Challenge: Retype the whole listing, please, keeping every line exact and dropping the pictures.

Material:

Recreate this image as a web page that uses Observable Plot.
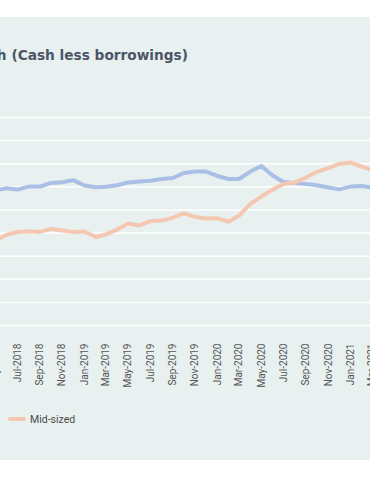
<!DOCTYPE html>
<html><head><meta charset="utf-8">
<script src="https://cdn.jsdelivr.net/npm/d3@7"></script>
<script src="https://cdn.jsdelivr.net/npm/@observablehq/plot@0.6"></script>
<style>
html,body{margin:0;padding:0;background:#fff;width:370px;height:490px;overflow:hidden;position:relative}
#panel{position:absolute;left:0;top:17px;width:370px;height:443px;background:#e8f0f0}
#title{position:absolute;right:182px;top:48.2px;font:700 13.7px/14px "DejaVu Sans";color:#4b5565;white-space:nowrap}
#chart{position:absolute;left:0;top:0}
#legend{position:absolute;left:8px;top:413px;font:10.5px/13px Roboto;color:#4a4a4a;white-space:nowrap}
#legend .sw{position:absolute;left:0;top:3.7px;width:17.5px;height:4px;border-radius:2px}
#legend .lb{position:absolute;left:22px;top:0}
</style></head>
<body>
<div id="panel"></div>
<div id="title">Net cash (Cash less borrowings)</div>
<div id="chart"></div>
<div id="legend"></div>
<script>
const months = ["2018-05","2018-06","2018-07","2018-08","2018-09","2018-10","2018-11","2018-12",
  "2019-01","2019-02","2019-03","2019-04","2019-05","2019-06","2019-07","2019-08","2019-09","2019-10","2019-11","2019-12",
  "2020-01","2020-02","2020-03","2020-04","2020-05","2020-06","2020-07","2020-08","2020-09","2020-10","2020-11","2020-12",
  "2021-01","2021-02","2021-03"];
const large = [58.4,59.4,58.8,60.1,60.1,61.7,62.0,62.9,
  60.6,59.8,60.0,60.7,61.9,62.3,62.6,63.4,63.8,66.0,66.6,66.6,
  64.7,63.4,63.4,66.6,69.0,64.9,62.1,61.7,61.2,60.7,59.7,58.9,
  60.1,60.4,59.7];
const midSized = [36.8,39.2,40.5,40.8,40.5,41.8,41.1,40.5,
  40.7,38.3,39.4,41.5,44.1,43.3,45.2,45.4,46.7,48.5,47.0,46.3,
  46.4,44.9,47.6,52.6,55.8,58.8,61.2,61.9,64.0,66.5,68.1,69.9,
  70.5,68.8,67.3];
const seriesNames = ["Large","Mid-sized"];
const seriesColors = ["#aabfe6","#f4c7b1"];
const legendSeries = ["Mid-sized"];
const yTicks = [0,10,20,30,40,50,60,70,80,90];
const xTickMonths = ["2018-05","2018-07","2018-09","2018-11","2019-01","2019-03","2019-05","2019-07","2019-09","2019-11",
  "2020-01","2020-03","2020-05","2020-07","2020-09","2020-11","2021-01","2021-03"];

const parse = s => new Date(s + "-01T00:00:00Z");
const rows = [];
seriesNames.forEach((name, k) => {
  const vals = k === 0 ? large : midSized;
  months.forEach((m, i) => rows.push({date: parse(m), value: vals[i], series: name}));
});

const chart = Plot.plot({
  width: 370, height: 400,
  marginTop: 117, marginBottom: 75, marginLeft: 0, marginRight: 0,
  x: {type: "utc", domain: [parse("2018-07"), parse("2021-01")], range: [17, 350], axis: null},
  y: {domain: [0, 90], axis: null},
  color: {domain: seriesNames, range: seriesColors},
  style: {background: "transparent", overflow: "hidden", fontFamily: "Roboto", fontSize: "10px", color: "#555"},
  marks: [
    Plot.gridY({ticks: yTicks, stroke: "#ffffff", strokeOpacity: 1, strokeWidth: 1.5}),
    Plot.line(rows, {x: "date", y: "value", stroke: "series", z: "series", strokeWidth: 4}),
    Plot.axisX({ticks: xTickMonths.map(parse), tickFormat: d3.utcFormat("%b-%Y"), tickRotate: -90, tickSize: 0, tickPadding: 18})
  ]
});
document.getElementById("chart").appendChild(chart);

const lg = document.getElementById("legend");
legendSeries.forEach(name => {
  const sw = document.createElement("div");
  sw.className = "sw";
  sw.style.background = seriesColors[seriesNames.indexOf(name)];
  const lb = document.createElement("div");
  lb.className = "lb";
  lb.textContent = name;
  lg.appendChild(sw); lg.appendChild(lb);
});
</script>
</body></html>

Response below:
Recreate this image as a web page that uses Observable Plot.
<!DOCTYPE html>
<html><head><meta charset="utf-8">
<script src="https://cdn.jsdelivr.net/npm/d3@7"></script>
<script src="https://cdn.jsdelivr.net/npm/@observablehq/plot@0.6"></script>
<style>
html,body{margin:0;padding:0;background:#fff;width:370px;height:490px;overflow:hidden;position:relative}
#panel{position:absolute;left:0;top:17px;width:370px;height:443px;background:#e8f0f0}
#title{position:absolute;right:182px;top:48.2px;font:700 13.7px/14px "DejaVu Sans";color:#4b5565;white-space:nowrap}
#chart{position:absolute;left:0;top:0}
#legend{position:absolute;left:8px;top:413px;font:10.5px/13px Roboto;color:#4a4a4a;white-space:nowrap}
#legend .sw{position:absolute;left:0;top:3.7px;width:17.5px;height:4px;border-radius:2px}
#legend .lb{position:absolute;left:22px;top:0}
</style></head>
<body>
<div id="panel"></div>
<div id="title">Net cash (Cash less borrowings)</div>
<div id="chart"></div>
<div id="legend"></div>
<script>
const months = ["2018-05","2018-06","2018-07","2018-08","2018-09","2018-10","2018-11","2018-12",
  "2019-01","2019-02","2019-03","2019-04","2019-05","2019-06","2019-07","2019-08","2019-09","2019-10","2019-11","2019-12",
  "2020-01","2020-02","2020-03","2020-04","2020-05","2020-06","2020-07","2020-08","2020-09","2020-10","2020-11","2020-12",
  "2021-01","2021-02","2021-03"];
const large = [58.4,59.4,58.8,60.1,60.1,61.7,62.0,62.9,
  60.6,59.8,60.0,60.7,61.9,62.3,62.6,63.4,63.8,66.0,66.6,66.6,
  64.7,63.4,63.4,66.6,69.0,64.9,62.1,61.7,61.2,60.7,59.7,58.9,
  60.1,60.4,59.7];
const midSized = [36.8,39.2,40.5,40.8,40.5,41.8,41.1,40.5,
  40.7,38.3,39.4,41.5,44.1,43.3,45.2,45.4,46.7,48.5,47.0,46.3,
  46.4,44.9,47.6,52.6,55.8,58.8,61.2,61.9,64.0,66.5,68.1,69.9,
  70.5,68.8,67.3];
const seriesNames = ["Large","Mid-sized"];
const seriesColors = ["#aabfe6","#f4c7b1"];
const legendSeries = ["Mid-sized"];
const yTicks = [0,10,20,30,40,50,60,70,80,90];
const xTickMonths = ["2018-05","2018-07","2018-09","2018-11","2019-01","2019-03","2019-05","2019-07","2019-09","2019-11",
  "2020-01","2020-03","2020-05","2020-07","2020-09","2020-11","2021-01","2021-03"];

const parse = s => new Date(s + "-01T00:00:00Z");
const rows = [];
seriesNames.forEach((name, k) => {
  const vals = k === 0 ? large : midSized;
  months.forEach((m, i) => rows.push({date: parse(m), value: vals[i], series: name}));
});

const chart = Plot.plot({
  width: 370, height: 400,
  marginTop: 117, marginBottom: 75, marginLeft: 0, marginRight: 0,
  x: {type: "utc", domain: [parse("2018-07"), parse("2021-01")], range: [17, 350], axis: null},
  y: {domain: [0, 90], axis: null},
  color: {domain: seriesNames, range: seriesColors},
  style: {background: "transparent", overflow: "hidden", fontFamily: "Roboto", fontSize: "10px", color: "#555"},
  marks: [
    Plot.gridY({ticks: yTicks, stroke: "#ffffff", strokeOpacity: 1, strokeWidth: 1.5}),
    Plot.line(rows, {x: "date", y: "value", stroke: "series", z: "series", strokeWidth: 4}),
    Plot.axisX({ticks: xTickMonths.map(parse), tickFormat: d3.utcFormat("%b-%Y"), tickRotate: -90, tickSize: 0, tickPadding: 18})
  ]
});
document.getElementById("chart").appendChild(chart);

const lg = document.getElementById("legend");
legendSeries.forEach(name => {
  const sw = document.createElement("div");
  sw.className = "sw";
  sw.style.background = seriesColors[seriesNames.indexOf(name)];
  const lb = document.createElement("div");
  lb.className = "lb";
  lb.textContent = name;
  lg.appendChild(sw); lg.appendChild(lb);
});
</script>
</body></html>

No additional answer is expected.